By Dr. George Jacob
Kochi, Oct. 19, 2018: Section 497 of the Indian Penal Code deals with Adultery. As per Indian law, a woman cannot be punished for the offence of adultery. Only a man who has consensual sexual intercourse with the wife of another man without his consent can be punished for adultery. If someone “lives in adultery,” the partner can file for divorce.
The law became defunct on September 27, 2018, following a ruling by the Supreme Court of India. The Supreme Court called article 497 ‘unconstitutional’ because it “treats a husband as the master.”
Article 497 refers to Adultery as ‘Whoever has sexual intercourse with a person who is and whom he knows or has reason to believe to be the wife of another man, without the consent or connivance of that man, such sexual intercourse not amounting to the offense of rape, is guilty of the offense of adultery, and shall be punished with imprisonment of either description for a term which may extend to five years, or with fine, or with both. In such case the wife shall not be punishable as an abettor.
As a layman, foreign to law and judicial jargon, it took a while and some research to decipher Section 497, which ultimately was unraveled thusly:
One, that the married woman is not going to be regarded as an ‘abettor’ of the offence, which means that the woman will not be held liable for the act of adultery- only the man involved in the act will be held criminally liable under the section.
Second, the law does not apply in the case where an unmarried woman has intercourse with a married man.
Finally, the act is not regarded to be an offence or can be ‘cured’ of its criminality if the husband of the married woman consents to her having intercourse with another man.
In addition to this, Section 198 of the Code of Criminal Procedure gives only the husband the right to file a case against the man involved in the act of adultery. Thus, this section merely reinforces the archaic thinking and sexual stereotype that a woman ‘belongs’ to a man and cannot have her own thoughts or opinions; this, even if she had voluntarily consented to the act of intercourse.
The court by declaring section 497 defunct, attempted to set free wives from the shackles of their husbands! It sought to ‘teeth women with more parity with men’. There are many dimensions to this historic, and rather ‘path breaking’ ruling by the learned court, which had the puritans and various faiths drop their lower jaw in alarm.
Is India, a nation which has been lately witnessing sexual promiscuity run roughshod over her otherwise conservative society (in comparison with the West on such matters) mature enough to have the ruling enacted?
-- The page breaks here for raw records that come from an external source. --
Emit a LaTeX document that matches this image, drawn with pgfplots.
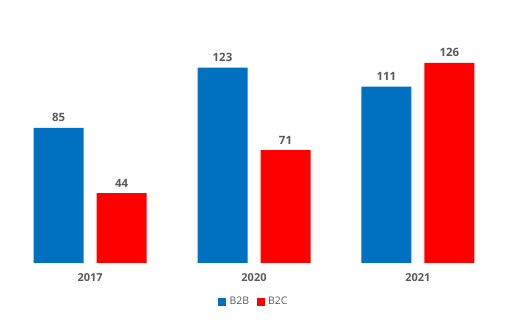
\documentclass[border=0pt]{standalone}
\usepackage{pgfplots}
\pgfplotsset{compat=1.18}
\usepackage{fontspec}
\setmainfont{Open Sans}
\definecolor{cblue}{HTML}{0070C0}
\definecolor{cred}{HTML}{FF0000}
\definecolor{cgray}{HTML}{595959}
\definecolor{lgray}{HTML}{D9D9D9}
\begin{document}
\begin{tikzpicture}
\begin{axis}[
  at={(0bp,69bp)}, anchor=south west,
  scale only axis, width=508bp, height=233bp,
  xmin=-0.55, xmax=2.55, ymin=0, ymax=146.7,
  ybar, bar width=50bp, bar shift auto,
  axis line style={draw=none},
  axis x line*=bottom, axis y line=none,
  xtick=data, xticklabels={2017,2020,2021},
  xtick style={draw=none},
  xticklabel style={font=\fontsize{11}{13}\selectfont\bfseries, text=cgray, yshift=-3bp},
  ytick=\empty,
  nodes near coords,
  nodes near coords style={font=\fontsize{11.5}{13}\selectfont\bfseries, text=cgray, yshift=2.5bp},
  legend style={at={(0.5,-0.167)}, anchor=center, draw=none, legend columns=2,
    font=\fontsize{10.5}{12}\selectfont, text=cgray,
    /tikz/every odd column/.append style={column sep=1.5bp},
    /tikz/every even column/.append style={column sep=6bp}},
  legend image code/.code={\fill[#1] (0bp,-3.8bp) rectangle (7.6bp,3.8bp);},
  /pgf/number format/assume math mode=true,
]
\draw[lgray, line width=0.8bp] (axis cs:-0.55,0) -- (axis cs:2.55,0);
\addplot[fill=cblue, draw=none, bar shift=-31.5bp] coordinates {(0,85) (1,123) (2,111)};
\addplot[fill=cred, draw=none, bar shift=31.5bp] coordinates {(0,44) (1,71) (2,126)};
\legend{B2B,B2C}
\end{axis}
\path[use as bounding box] (0,0) rectangle (512bp,332bp);
\end{tikzpicture}
\end{document}
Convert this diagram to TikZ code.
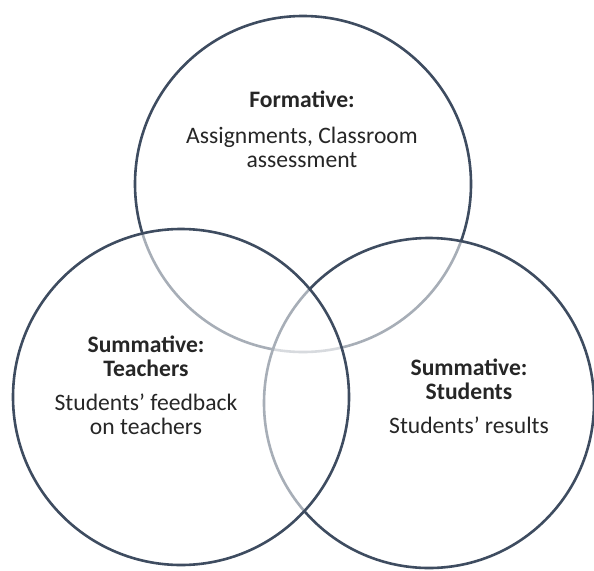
\documentclass[tikz,border=0pt]{standalone}
\usepackage{fontspec}
\setmainfont{Carlito}
\definecolor{kreislinie}{RGB}{62,76,96}
\tikzset{
  kreis/.style={draw=kreislinie, line width=2.6pt, fill=white, fill opacity=0.55, draw opacity=1},
  beschriftung/.style={align=center, inner sep=0pt, anchor=north, text=black!85,
               font=\fontsize{23.6}{24}\selectfont}
}
\begin{document}
\begin{tikzpicture}[x=1pt, y=-1pt]
        \useasboundingbox (0, 0) rectangle (594, 570);
        % Kreise
        \draw [kreis] (303, 184) circle (168);
        \draw [kreis] (429, 403) circle (165);
        \draw [kreis] (181, 397) circle (168);
        % Texte
        \node [beschriftung] (formativ) at (302, 91)
            {\textbf{Formative:}\\[12pt]Assignments, Classroom\\assessment};
        \node [beschriftung] (lehrer) at (146, 336)
            {\textbf{Summative:}\\\textbf{Teachers}\\[10pt]Students’ feedback\\on teachers};
        \node [beschriftung] (studenten) at (469, 359)
            {\textbf{Summative:}\\\textbf{Students}\\[10pt]Students’ results};
\end{tikzpicture}
\end{document}
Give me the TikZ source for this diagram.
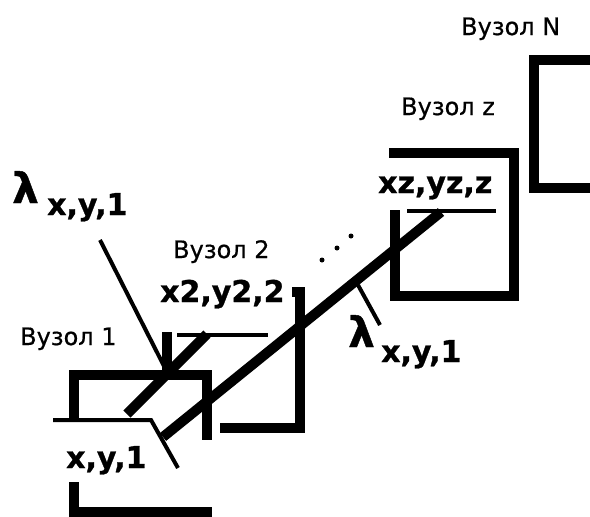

Won’t the worms already out there in every nook and corner of India to eve-tease, stalk, rape and tear asunder womanhood have a free run?
Further, with green license shown to commit adultery tear asunder families? (Though the Court cites statistics that refutes such fears) Won’t sex-hungry men prey on married women with no-holds-barred? Won’t the graph of divorces take an upward climb, as adultery still stands as ground for divorce?
As a safeguard against ‘men on the prowl’, walls separating homes will have to be raised, with barbed wires and glass pieces crowning them to keep predators away!
The ruling brings to mind a Mollywood blockbuster ‘Ayalathe Adhehum’ (the gentleman neighbor), which tells the tale of a man who pretends to be an ideal husband before his wife who adores him, and sight for sore eyes for the husband of their neighboring couple, who, seemingly indifferent, conservative and not overtly romantic doesn’t measure up as ‘ideal husband’ to his wife, who yearns for more expressive family life.
An adulterous incident unsettles the otherwise peaceful neighborhood. The adulterer ultimately turns out to be the gentleman husband, much to the chagrin of his cheated wife, and triumph of his less demonstrative neighboring husband. The ruling could have more ayalathe adhehums have a free run!
Every major religion talks strongly against adultery. Leaving aside religious implications of the ‘landmark ruling by the court, every right-thinking Indian wonders why the judiciary fails to come to the aid of women who are raped, impregnated, molested, and physically abused by sex-crazy men?
What about women, at the mercy of their drunken husbands almost daily, suffer physically, emotionally and psychologically? What about those killed by husbands and their families for inadequate dowry? And girl children pushed into flesh trade for money by their own parents? Don’t they need to be protected in this land? Do they have to have more oil poured into the cauldron they’re already in, with their husbands frolicking in adultery, which is now legal?
What about thousands of cases pending in courts? Don’t they need to be settled, and justice served?
As the country struggles to come to terms with this ruling, Kamasutra, India’s handbook to vitalized sexuality is likely to be referred to by more men, who chose to take the court’s ruling rather seriously, in the process breaking many a Mangalsutra (wedding chain)!